Ok, work. Here’s what I think. I think life is fundamentally weird. The idea, for instance, that we are born so that we can go to school, then go to work, then retire, then die, is just bizarre. Surely there must be more to it???

I have come to the conclusion, after a great deal of experimentation with different lifestyles, close observation of peers and elders, and sustained periods of meditation, that the answer to this important question is ‘sort of’.

On the one hand, yes of course there is more to life. The functional, materially based aspects of life are not what life is about. Life must contain these to some extent, but these act as a foundation for finer things. Life is about enriching the soul, refining the character, being with friends, communing with the gods, and from the Buddhist perspective, keeping going with this until a fundamental shift occurs, and you find yourself no longer on the hamster wheel of life.
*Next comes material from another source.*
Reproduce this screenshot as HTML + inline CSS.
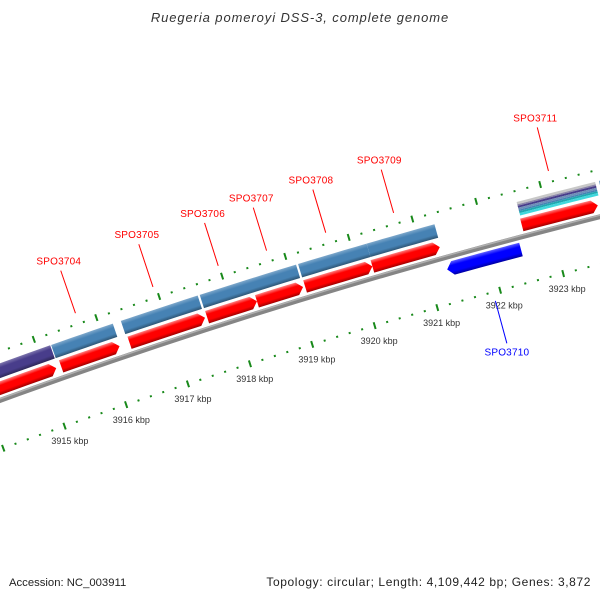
<!DOCTYPE html>
<html><head><meta charset="utf-8"><style>
html,body{margin:0;padding:0;background:#fff;}
svg{display:block;font-family:"Liberation Sans",sans-serif;}
</style></head><body>
<svg id="map" width="600" height="600" viewBox="0 0 600 600" xmlns="http://www.w3.org/2000/svg">
<defs id="defs"></defs>
<rect width="600" height="600" fill="#fff"/>
<text x="300" y="22" text-anchor="middle" font-size="13" font-style="italic" letter-spacing="0.9" fill="#333">Ruegeria pomeroyi DSS-3, complete genome</text>
<g id="scaleG"></g>
<g id="backG"></g>
<g id="geneG"></g>
<g id="labelG"></g>
<text x="9" y="586" font-size="11.3" fill="#222">Accession: NC_003911</text>
<text x="591" y="586" font-size="12" letter-spacing="0.6" text-anchor="end" fill="#222">Topology: circular; Length: 4,109,442 bp; Genes: 3,872</text>
</svg>
<script>
// forward genes (red track), kbp
const fwdNames = ["", "SPO3704", "SPO3705", "SPO3706", "SPO3707", "SPO3708", "SPO3709", "SPO3711"];
const fwdStart = [3913.0, 3915.254, 3916.353, 3917.594, 3918.389, 3919.154, 3920.221, 3922.576];
const fwdEnd   = [3915.175, 3916.193, 3917.561, 3918.389, 3919.122, 3920.221, 3921.286, 3923.769];
// COG-colour track
const cogStart = [3913.0, 3915.218, 3916.334, 3917.591, 3919.151, 3920.233, 3923.875];
const cogEnd   = [3915.203, 3916.206, 3917.559, 3919.119, 3920.233, 3921.301, 3925.0];
const cogColor = ["#483d8b", "#4682b4", "#4682b4", "#4682b4", "#4682b4", "#4682b4", "#4682b4"];
const stripeStart = [3922.589];
const stripeEnd = [3923.815];
// reverse genes
const revNames = ["SPO3710"];
const revStart = [3921.303];
const revEnd = [3922.469];
// scale
const tickMajor = [3915,3916,3917,3918,3919,3920,3921,3922,3923];
const tickLabels = ["3915 kbp","3916 kbp","3917 kbp","3918 kbp","3919 kbp","3920 kbp","3921 kbp","3922 kbp","3923 kbp"];

const NS="http://www.w3.org/2000/svg";
const R=6000, PXK=65.7, K0=3919.02;
const ang=-17*Math.PI/180;
const t0=[Math.cos(ang),Math.sin(ang)], n0=[-Math.sin(ang),Math.cos(ang)];
const C=[300+R*n0[0],300+R*n0[1]];
function sOf(k){return (k-K0)*PXK;}
function P(k,n){const phi=sOf(k)/R;const u=[-n0[0]*Math.cos(phi)+t0[0]*Math.sin(phi),-n0[1]*Math.cos(phi)+t0[1]*Math.sin(phi)];
 return [C[0]+(R-n)*u[0],C[1]+(R-n)*u[1]];}
function mk(tag,attrs,parent){const e=document.createElementNS(NS,tag);for(const a in attrs)e.setAttribute(a,attrs[a]);parent.appendChild(e);return e;}
function pts(a){return a.map(p=>p[0].toFixed(2)+","+p[1].toFixed(2)).join(" ");}
const defs=document.getElementById('defs');
let gid=0;
function grad(k,nt,nb,light,base,dark){
 const id="g"+(gid++);const a=P(k,nt),b=P(k,nb);
 const g=mk('linearGradient',{id:id,gradientUnits:'userSpaceOnUse',x1:a[0],y1:a[1],x2:b[0],y2:b[1]},defs);
 mk('stop',{offset:'0',"stop-color":light},g);mk('stop',{offset:'0.3',"stop-color":base},g);
 mk('stop',{offset:'0.72',"stop-color":base},g);mk('stop',{offset:'1',"stop-color":dark},g);
 return "url(#"+id+")";}
function shade(c,f){const n=parseInt(c.slice(1),16);let r=n>>16,g=(n>>8)&255,b=n&255;
 if(f>0){r+= (255-r)*f;g+=(255-g)*f;b+=(255-b)*f;}else{r*=1+f;g*=1+f;b*=1+f;}
 return "rgb("+Math.round(r)+","+Math.round(g)+","+Math.round(b)+")";}
function band(k0,k1,nt,nb){const a=[],b=[];const N=6;for(let i=0;i<=N;i++){const k=k0+(k1-k0)*i/N;a.push(P(k,nt));b.unshift(P(k,nb));}return a.concat(b);}
function arrow(k0,k1,nt,nb,dir){const hk=6/PXK;const nm=(nt+nb)/2;const a=[],b=[];const N=5;
 if(dir>0){for(let i=0;i<=N;i++){const k=k0+(k1-hk-k0)*i/N;a.push(P(k,nt));b.unshift(P(k,nb));}return a.concat([P(k1,nm)]).concat(b);}
 else{for(let i=0;i<=N;i++){const k=k0+hk+(k1-k0-hk)*i/N;a.push(P(k,nt));b.unshift(P(k,nb));}return [P(k0,nm)].concat(a).concat(b);}}

// scale rulers
const sg=document.getElementById('scaleG');
const green="#18891a";
for(let k=3912;k<=3926.01;k+=0.2){
 const kk=Math.round(k*5)/5;const major=Math.abs(kk-Math.round(kk))<1e-6;
 [-46,46].forEach(nc=>{
  const h=major?3.5:1;const a=P(kk,nc-h),b=P(kk,nc+h);
  const l=mk('line',{x1:a[0],y1:a[1],x2:b[0],y2:b[1],stroke:green,"stroke-width":2},sg);
  
  
 });
}
tickMajor.forEach((k,i)=>{const p=P(k,62);
 const t=mk('text',{x:p[0],y:p[1]+3,"text-anchor":"middle","font-size":"9",fill:"#333"},sg);
 t.textContent=tickLabels[i];
 
 });

// backbone
const bg=document.getElementById('backG');
const bb=[];for(let k=3913;k<=3926;k+=0.25)bb.push(P(k,0));
const bl1=mk('polyline',{points:pts(bb),fill:"none",stroke:"#858585","stroke-width":5},bg);


const bb2=[];for(let k=3913;k<=3926;k+=0.25)bb2.push(P(k,-1.5));
const bl2=mk('polyline',{points:pts(bb2),fill:"none",stroke:"#b0b0b0","stroke-width":1.5},bg);



// genes
const gg=document.getElementById('geneG');
fwdStart.forEach((s,i)=>{const e=fwdEnd[i];
 const f=grad((s+e)/2,-18,-5,"#ff8080","#ff0000","#a00000");
 const p=mk('polygon',{points:pts(arrow(s,e,-18,-5,1)),fill:f},gg);
 
 });
cogStart.forEach((s,i)=>{const e=cogEnd[i];const c=cogColor[i];
 const f=grad((s+e)/2,-35,-21,shade(c,0.3),c,shade(c,-0.35));
 const p=mk('polygon',{points:pts(band(s,e,-35,-21)),fill:f},gg);
 
 });
const stripeCols=[["#c8c8c8",-35,-32.5],["#8c86a8",-32.5,-31],["#483d8b",-31,-29],["#6f8fb8",-29,-27],["#4682b4",-27,-25.5],["#20a8b0",-25.5,-23.5],["#40d8dc",-23.5,-21]];
stripeStart.forEach((s,i)=>{const e=stripeEnd[i];
 stripeCols.forEach(sc=>{const p=mk('polygon',{points:pts(band(s,e,sc[1],sc[2])),fill:sc[0]},gg);
  
  });});
revStart.forEach((s,i)=>{const e=revEnd[i];
 const f=grad((s+e)/2,5,19,"#6060ff","#0000ff","#0000a0");
 const p=mk('polygon',{points:pts(arrow(s,e,5,19,-1)),fill:f},gg);
 
 });

// labels
const lg=document.getElementById('labelG');
fwdNames.forEach((nm,i)=>{if(!nm)return;const k=(fwdStart[i]+fwdEnd[i])/2;
 const a=P(k,-57),b=P(k,-102);
 const l=mk('line',{x1:a[0],y1:a[1],x2:b[0],y2:b[1],stroke:"#ff0000","stroke-width":1},lg);
 
 
 const t=mk('text',{x:b[0]-2,y:b[1]-6,"text-anchor":"middle","font-size":"10",fill:"#ff0000","letter-spacing":"0.2"},lg);
 t.textContent=nm;
 
 });
revNames.forEach((nm,i)=>{const k=(revStart[i]+revEnd[i])/2;
 const a=P(k,55),b=P(k,99);
 const l=mk('line',{x1:a[0],y1:a[1],x2:b[0],y2:b[1],stroke:"#0000ff","stroke-width":1},lg);
 
 
 const t=mk('text',{x:b[0],y:b[1]+12,"text-anchor":"middle","font-size":"10",fill:"#0000ff","letter-spacing":"0.2"},lg);
 t.textContent=nm;
 
 });
</script>
</body></html>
THE World is too much with us; late and soon,
Getting and spending, we lay waste our powers:
Little we see in Nature that is ours;
We have given our hearts away, a sordid boon!
This Sea that bares her bosom to the moon,
The winds that will be howling at all hours
And are up-gather'd now like sleeping flowers,
For this, for everything, we are out of tune;
Wordsworth

To live this way is to live a truly impoverished existence – no matter how much ‘stuff’ you accrue, and no matter how big the shack in which you store it.

But here’s the Zen twist. Actually, this is all there is. Get up, get washed, put clothes on, breathe in, breathe out, do stuff, rest, do more stuff, eat, sleep, and on and on. This is life. Nothing more. Nothing special. Samsara is Nirvana (to use some Buddhist schpiel from the Mahayana tradition). The trick is to be completely alive in each flowing moment of this miraculous existence. That’s all there is to Buddhahood. Nothing more. Nothing special. Easy, right? With each in-breath we are born anew. And the universe too. Within it, life moves and grows. Each out-breath is unique. It’s texture, it’s length, it’s effect on our body, and on our mind. When it’s gone, it’s gone, never to return. Which one will be your last? Right this moment, your life is passing, this is for sure. This very moment is your wealth, filled to the brim with the entire universe. Did you notice?

On this level, there is no benefit to me being in the mountains, living this way. Working as a banker in the City would be just as ‘spiritual’. But I have found that certain conditions support the expansion of one’s consciousness and the cultivation of states of wellbeing, and certain conditions hinder this. These conditions are different for everyone, but for me, I like to spend time in the mountains. I like to live outside, and to be close to nature. I like noticing how many different kinds of weather happen in a day, and how the view changes all day everyday and is never the same twice. I like knowing when the bees will come up from the valley in search of pollen. I like experiencing the parts of me that are wild and ancient – the consciousness that is buried deep in the cells, that has been passed down since the birth of humanity. I like to have the time to stop and experience the reality of being here, with this body, the way that it feels, the weight of it supported by the ground. And the work that I undertake in this environment, and the work that allows me to be in this environment, it doesn’t feel like work at all.